Rose’s metal is a bismuth-lead-tin alloy with a melting point of about 94°C, which is to say: it melts in a cup of hot coffee. Historically, multi-piece enamel dials were assembled by applying a drop of Rose’s metal to the back of a finished sub-dial and then gently re-heating until the alloy melted and bonded the sub-dial to the main plate.
The reason it had to melt at such a low temperature is that any serious heat would re-melt the enamel on the front of the dial, which would destroy weeks of work.
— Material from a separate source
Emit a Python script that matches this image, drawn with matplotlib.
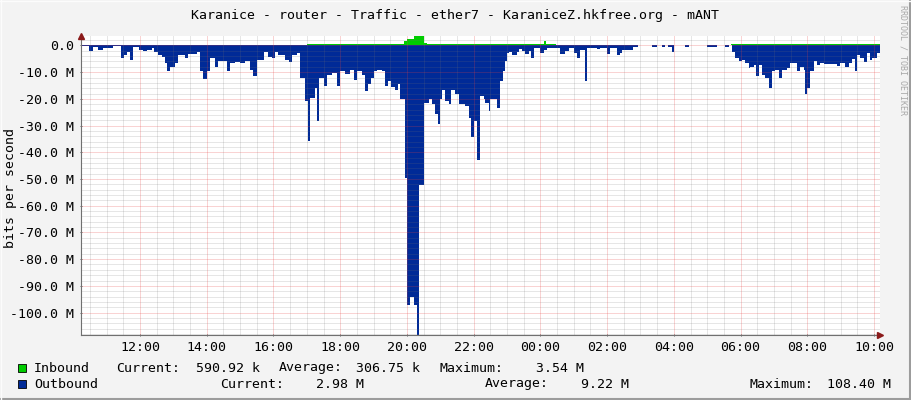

The fact that traditional enamellers were soldering components together in a temperature range where one wrong move would undo everything (and were doing it that way because there was no better option) is why people who do this for a living tend to get a little p1ssed off when someone else, who has bypassed the whole problem, uses “their word” for it.











perezscope was complaining about this too.
this is the type of semantic criticism thrown at rolex because no objective criticism can be thrown at a brand that’s better than everyone else.
now you say grand feu needs a metal base to be grand feu, but that’s only because nobody figured out a way to use a ceramic base before. this is the “improved” grand feu, the dials thus produced will be more durable, but still look just as beautiful.
people have to find something negative to say when they see yet another rolex that will inevitably trade for hundreds of thousands of dollars. the same price people pay for snooty indie product. and that has gotten the indie crowd very nervous. they love to pretend their low-volume junk is better than rolex. but “better” is just an opinion, while price is fact. deal with it.